Saturday 14 January 2012

Catching up on our writers

Many, if not most, Five Leaves writers have written for other publishers, before or after we have published them. That's fine. Maxine Linnell and Dan Tunstall, for example, were first published by us but their third young adult fiction novels have gone to bigger publishers. Nothing wrong with that. Sometimes books we have turned down have gone on to other publishers - that's fine too. Horses for courses and all that. By chance the first three books I read this year were all by Five Leaves' writers, but published elsewhere. The earliest of them was by Bernard Kops - his Awake for Mourning was published by the great MacGibbon and Kee in 1958. The book is of its era, with a good story of the entwined lives of two ex-prisoners, one of who is taken up by a far-right adventurer. The opening story of the prisoners' entwined lives works, but the ending doesn't. There are good cameos - of the party which included a visit by "The Group", of whom "Two are playwrights, one is a novelist, and one is a philosopher, playwright and novelist. All very up and coming. All genuine geniuses. I hate them." I wonder who they were based on. Just so you knew what you were getting into, the cover had a sort of teddy boy on it, with a miserable looking pregnant woman in the background.

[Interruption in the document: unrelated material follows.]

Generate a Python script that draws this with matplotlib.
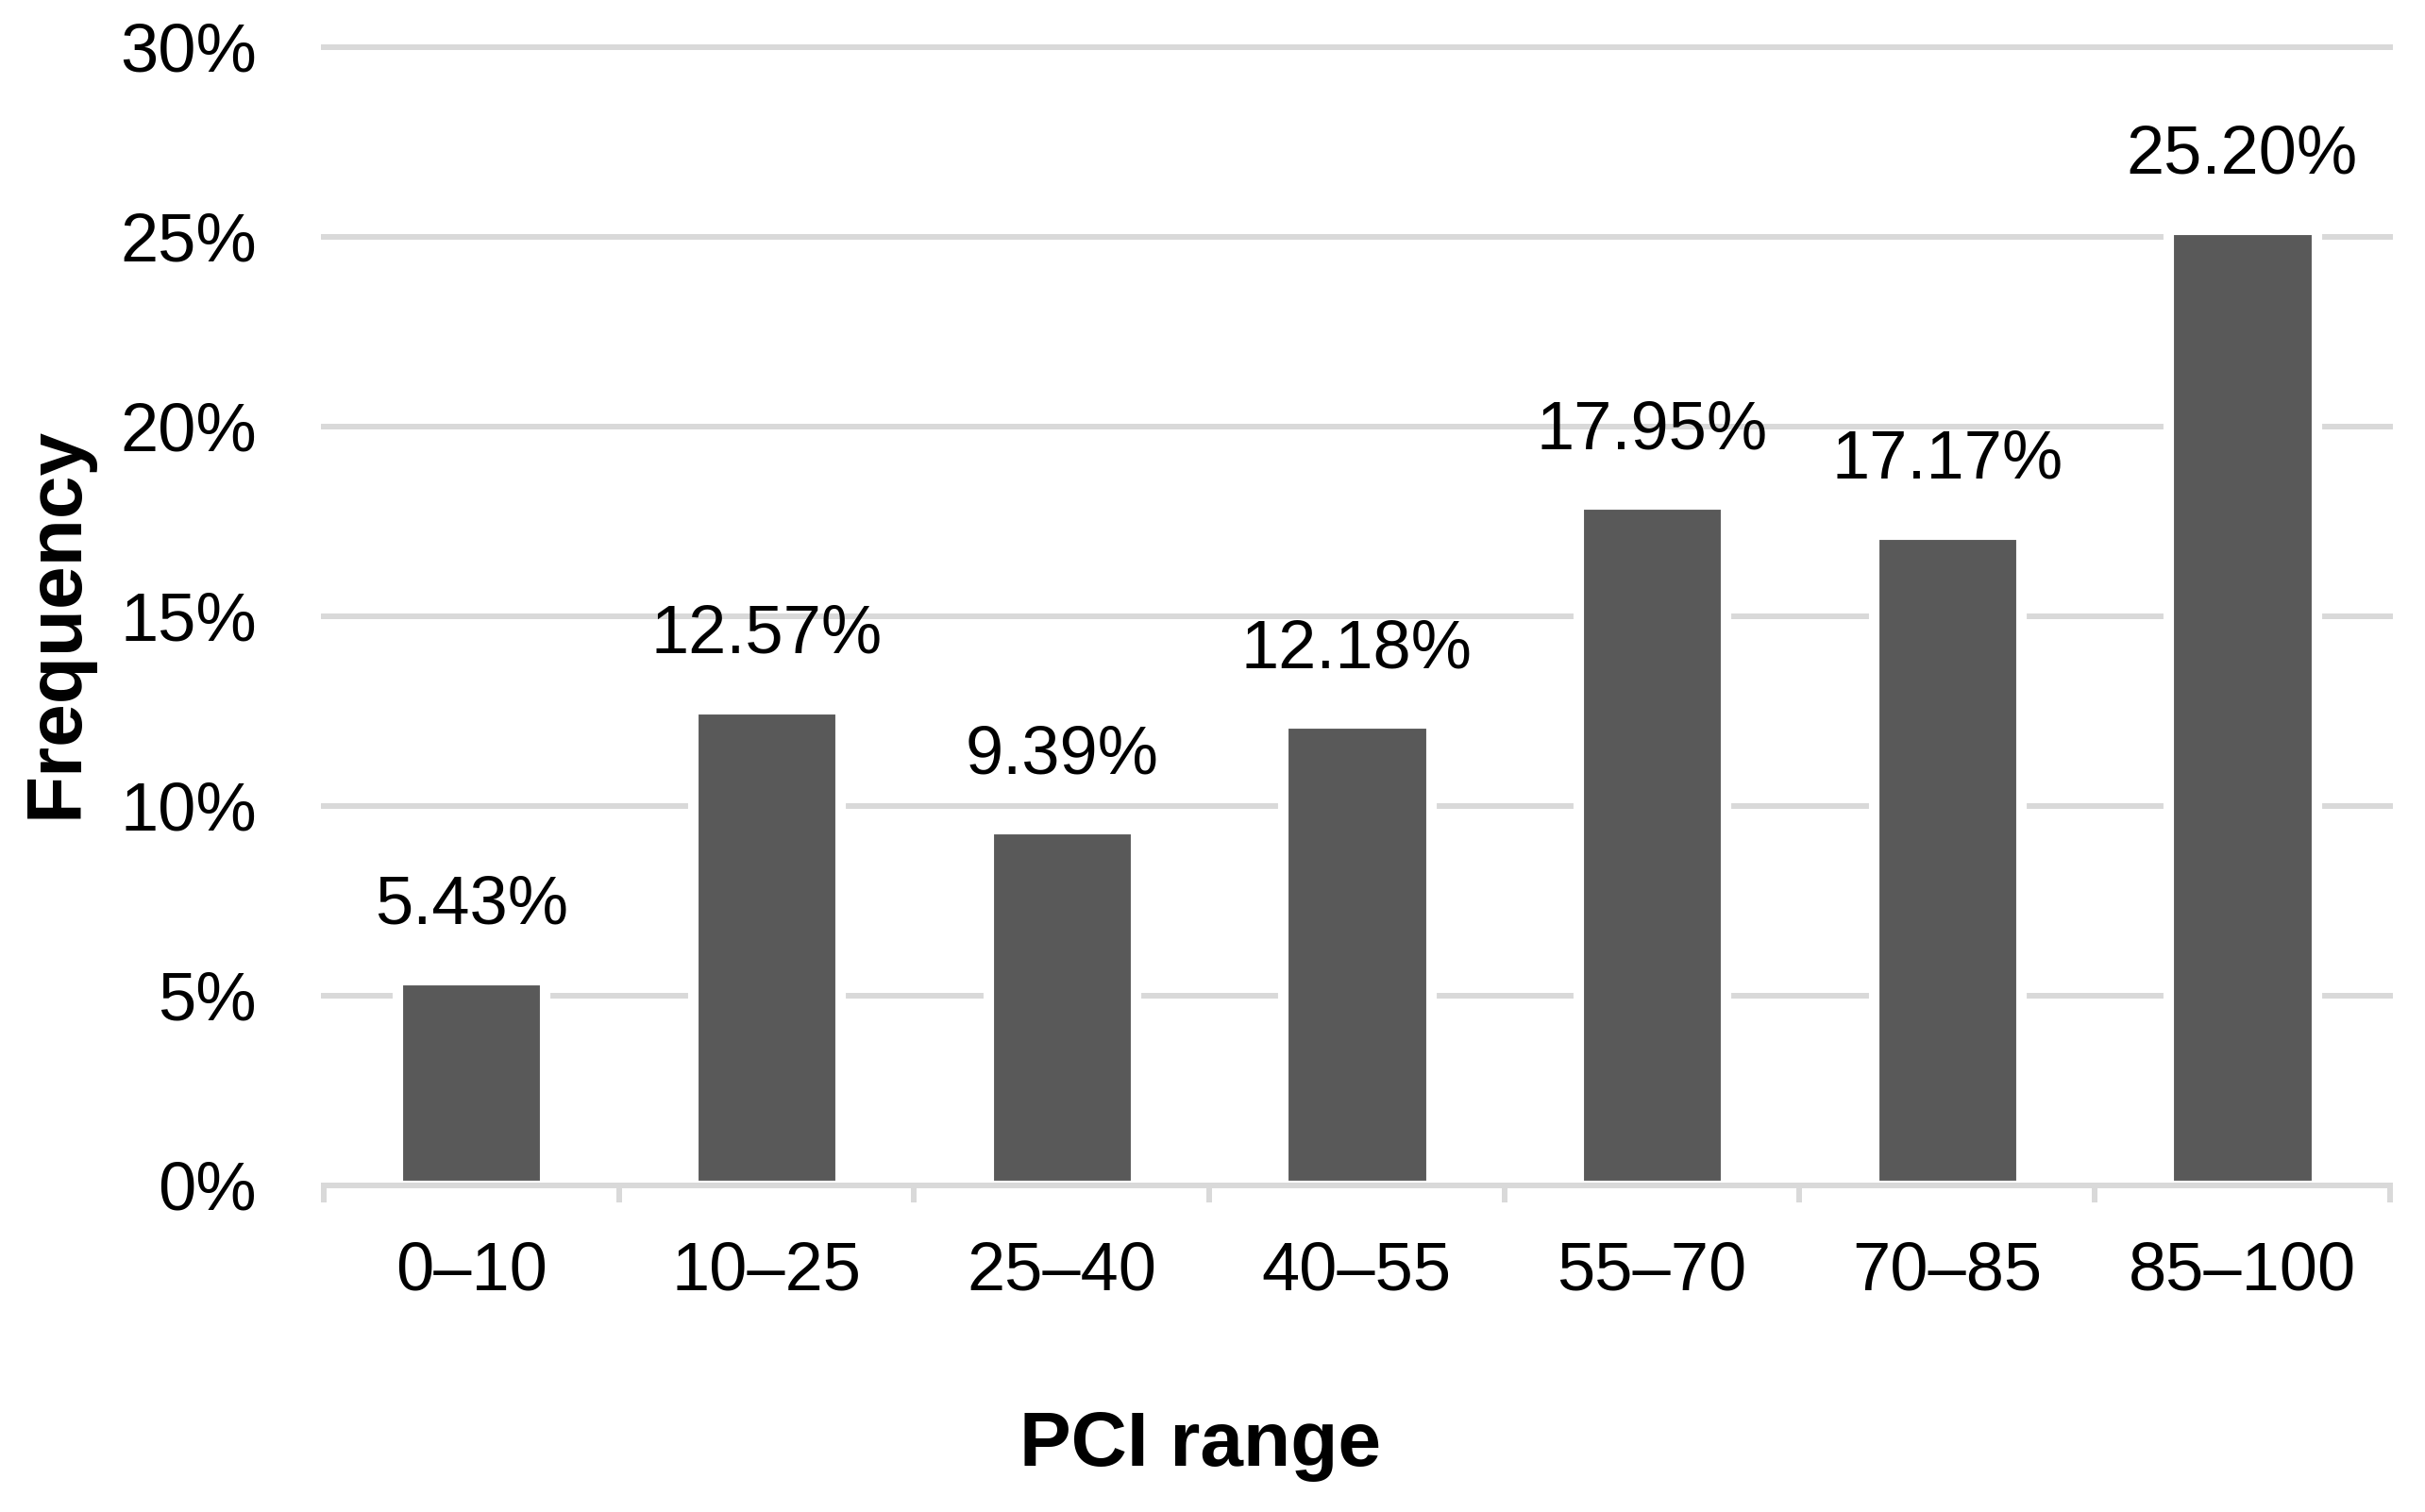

Dominic Reeve is hardly a spring chicken either, though his Green Lanes and Kettle Cranes was only published in 2010 (Lamorna, £9.99). Reeve's classic of Romani life, Smoke in the Lanes, is out now with Abacus, a major publisher that has published or republished Romani books. Our revised edition of Reeve's Beneath the Blue Sky has been a bit delayed but will be out soon. The first edition was a steady seller for us, and while Smoke in the Lanes described the "waggon years" Blue Sky covered the 60s, when Anglo-Romanies were moving fully into mechanised transport. In Green Lanes Reeve wittily has a go at those who think that these people were not "real Gypsies", as they should still be travelling with horses and trailers, selling clothes pegs door to door, comparing that attitude to thinking that farm workers should still be wearing smocks and ploughing with oxen. The main thrust of his book though is to describe how, though there is strong evidence of the author being of partial Romani descent, he ran away to join the Gypsies. He fell in with Romanies local to him as a boy and gradually moved into their circle and way of life. His pleasure in finding he was the only gadje (non-Romani) at a big family gathering still appeals, though he is describing the late 1940s. Dominic has always been rather secretive about his life and his real name (still not mentioned here) so this is probably as close to the truth as we will get. The book could have done with a bit of editing, and is repetitive in places but it is a good insight into Romani life in the late 40s in southern England. Dominic still sells compost door to door, and still travels.
The youngest of the three writers mentioned here, being merely in his 70s, is John Lucas, the critic and poet. Several of his books are published by Five Leaves but his first novel, yes, a novel, is published by Greenwich Exchange. The book is called Waterdrops (£9.99) but due to a Greenwich glitch it is not on their website, nor is it on Amazon or listed yet with any booktrade bibliographic information. The book does exist though, the evidence is in front of me, and anyone trying to find it should know that Central Books has it in stock. I'm sure that it will officially exist soon. Waterdrops is a story of World War 2, and if you can get over the awful cover and don't mind a few typos (yes, yes, "pot" here) and stick with it you will find a rather good novel. It is a little hard to get into, but worth it. The novel is based round "letters home" from a soldier then serving in Malta, his life there, the life of his wife and children back in blighty (there is a lot of WW2 language in the book) and the impact of something major on their later lives. I'm not going to give it away, but the hook is a misunderstood passage in Troilus and Cressida. The whole subject is "the terrible things that happen in war, and not only on the battlefield."